# [WHAT TO WORK ON]
From the first line of the data down to and including the line with "const y = d3.scaleLinear().domain([0, 100]).range([727, 20]);", copy everything exactly, leaving out pictures.

# [SOURCE DATA]

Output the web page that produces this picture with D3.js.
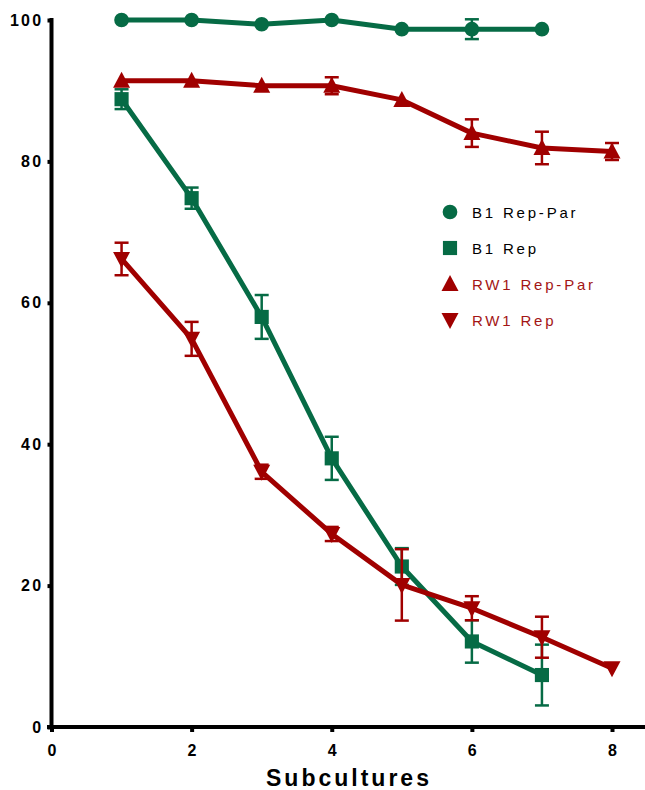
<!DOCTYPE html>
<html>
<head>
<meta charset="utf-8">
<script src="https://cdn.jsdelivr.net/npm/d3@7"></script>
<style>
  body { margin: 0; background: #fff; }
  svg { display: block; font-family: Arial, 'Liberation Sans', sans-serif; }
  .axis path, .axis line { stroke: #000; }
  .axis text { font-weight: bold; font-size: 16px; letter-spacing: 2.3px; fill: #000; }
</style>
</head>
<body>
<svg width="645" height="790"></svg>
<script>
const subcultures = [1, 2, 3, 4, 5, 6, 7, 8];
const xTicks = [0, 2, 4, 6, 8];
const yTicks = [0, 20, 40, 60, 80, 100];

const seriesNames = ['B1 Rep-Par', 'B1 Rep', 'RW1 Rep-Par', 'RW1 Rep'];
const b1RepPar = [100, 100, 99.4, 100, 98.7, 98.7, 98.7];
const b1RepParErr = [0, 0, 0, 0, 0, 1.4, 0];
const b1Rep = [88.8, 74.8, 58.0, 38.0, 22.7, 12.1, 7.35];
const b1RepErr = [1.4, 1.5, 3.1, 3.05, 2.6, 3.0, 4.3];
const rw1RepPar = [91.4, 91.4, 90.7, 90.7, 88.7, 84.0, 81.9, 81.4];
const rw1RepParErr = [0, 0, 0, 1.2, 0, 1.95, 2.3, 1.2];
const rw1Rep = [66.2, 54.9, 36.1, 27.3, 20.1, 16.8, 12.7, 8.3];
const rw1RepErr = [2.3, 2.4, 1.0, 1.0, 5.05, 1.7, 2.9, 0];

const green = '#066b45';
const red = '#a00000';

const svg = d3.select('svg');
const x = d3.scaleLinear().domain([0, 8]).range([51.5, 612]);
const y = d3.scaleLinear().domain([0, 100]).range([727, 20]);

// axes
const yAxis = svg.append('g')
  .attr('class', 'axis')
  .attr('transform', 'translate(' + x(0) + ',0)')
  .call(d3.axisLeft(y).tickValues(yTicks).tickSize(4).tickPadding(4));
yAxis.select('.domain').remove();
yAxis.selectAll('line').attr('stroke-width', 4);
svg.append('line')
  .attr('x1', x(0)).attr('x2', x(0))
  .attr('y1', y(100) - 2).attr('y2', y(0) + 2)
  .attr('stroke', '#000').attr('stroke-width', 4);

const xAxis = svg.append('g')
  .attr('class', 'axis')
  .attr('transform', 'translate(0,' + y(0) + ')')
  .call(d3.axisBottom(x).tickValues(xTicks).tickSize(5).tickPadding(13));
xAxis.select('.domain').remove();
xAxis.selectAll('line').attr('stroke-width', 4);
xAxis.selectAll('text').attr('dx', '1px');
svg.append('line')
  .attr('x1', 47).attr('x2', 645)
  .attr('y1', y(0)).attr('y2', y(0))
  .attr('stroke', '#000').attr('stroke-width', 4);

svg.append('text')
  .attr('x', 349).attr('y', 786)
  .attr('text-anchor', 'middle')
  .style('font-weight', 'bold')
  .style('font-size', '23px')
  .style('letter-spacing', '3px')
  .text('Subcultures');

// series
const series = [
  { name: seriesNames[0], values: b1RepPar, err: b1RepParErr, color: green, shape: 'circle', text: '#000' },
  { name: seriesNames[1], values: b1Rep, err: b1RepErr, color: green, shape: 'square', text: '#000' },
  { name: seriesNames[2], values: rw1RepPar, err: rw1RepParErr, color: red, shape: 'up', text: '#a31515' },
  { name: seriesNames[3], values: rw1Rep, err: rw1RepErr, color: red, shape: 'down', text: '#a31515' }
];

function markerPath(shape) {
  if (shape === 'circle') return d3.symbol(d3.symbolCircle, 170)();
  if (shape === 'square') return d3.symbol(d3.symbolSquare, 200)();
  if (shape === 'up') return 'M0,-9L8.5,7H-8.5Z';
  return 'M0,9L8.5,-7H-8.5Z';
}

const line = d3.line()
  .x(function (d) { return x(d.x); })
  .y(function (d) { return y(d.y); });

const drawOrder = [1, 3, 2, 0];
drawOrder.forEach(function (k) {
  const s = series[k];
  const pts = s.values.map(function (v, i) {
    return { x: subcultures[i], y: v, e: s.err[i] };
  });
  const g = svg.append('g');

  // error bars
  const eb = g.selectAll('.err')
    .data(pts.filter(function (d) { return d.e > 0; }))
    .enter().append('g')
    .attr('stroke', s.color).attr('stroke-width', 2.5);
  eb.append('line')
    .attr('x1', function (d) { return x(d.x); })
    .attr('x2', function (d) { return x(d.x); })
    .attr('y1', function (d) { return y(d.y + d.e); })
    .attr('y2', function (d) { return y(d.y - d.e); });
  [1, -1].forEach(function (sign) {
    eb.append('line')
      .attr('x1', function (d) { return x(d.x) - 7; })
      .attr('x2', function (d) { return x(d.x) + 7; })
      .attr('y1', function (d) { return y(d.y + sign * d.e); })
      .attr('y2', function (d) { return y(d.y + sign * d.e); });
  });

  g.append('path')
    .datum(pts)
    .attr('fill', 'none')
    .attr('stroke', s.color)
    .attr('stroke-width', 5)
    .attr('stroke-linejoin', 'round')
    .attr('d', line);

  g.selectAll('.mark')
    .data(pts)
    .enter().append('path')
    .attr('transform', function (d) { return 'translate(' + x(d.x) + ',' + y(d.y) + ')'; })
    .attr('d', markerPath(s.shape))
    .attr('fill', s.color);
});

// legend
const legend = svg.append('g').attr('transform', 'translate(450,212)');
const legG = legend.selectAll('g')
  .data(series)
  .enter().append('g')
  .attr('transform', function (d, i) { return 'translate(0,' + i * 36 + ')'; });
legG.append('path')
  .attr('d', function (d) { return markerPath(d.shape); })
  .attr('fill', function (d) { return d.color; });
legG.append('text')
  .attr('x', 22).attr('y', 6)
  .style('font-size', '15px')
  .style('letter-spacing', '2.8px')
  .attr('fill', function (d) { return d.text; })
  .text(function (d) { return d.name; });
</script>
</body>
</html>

# [REPLY TO THE TASK]
Output the web page that produces this picture with D3.js.
<!DOCTYPE html>
<html>
<head>
<meta charset="utf-8">
<script src="https://cdn.jsdelivr.net/npm/d3@7"></script>
<style>
  body { margin: 0; background: #fff; }
  svg { display: block; font-family: Arial, 'Liberation Sans', sans-serif; }
  .axis path, .axis line { stroke: #000; }
  .axis text { font-weight: bold; font-size: 16px; letter-spacing: 2.3px; fill: #000; }
</style>
</head>
<body>
<svg width="645" height="790"></svg>
<script>
const subcultures = [1, 2, 3, 4, 5, 6, 7, 8];
const xTicks = [0, 2, 4, 6, 8];
const yTicks = [0, 20, 40, 60, 80, 100];

const seriesNames = ['B1 Rep-Par', 'B1 Rep', 'RW1 Rep-Par', 'RW1 Rep'];
const b1RepPar = [100, 100, 99.4, 100, 98.7, 98.7, 98.7];
const b1RepParErr = [0, 0, 0, 0, 0, 1.4, 0];
const b1Rep = [88.8, 74.8, 58.0, 38.0, 22.7, 12.1, 7.35];
const b1RepErr = [1.4, 1.5, 3.1, 3.05, 2.6, 3.0, 4.3];
const rw1RepPar = [91.4, 91.4, 90.7, 90.7, 88.7, 84.0, 81.9, 81.4];
const rw1RepParErr = [0, 0, 0, 1.2, 0, 1.95, 2.3, 1.2];
const rw1Rep = [66.2, 54.9, 36.1, 27.3, 20.1, 16.8, 12.7, 8.3];
const rw1RepErr = [2.3, 2.4, 1.0, 1.0, 5.05, 1.7, 2.9, 0];

const green = '#066b45';
const red = '#a00000';

const svg = d3.select('svg');
const x = d3.scaleLinear().domain([0, 8]).range([51.5, 612]);
const y = d3.scaleLinear().domain([0, 100]).range([727, 20]);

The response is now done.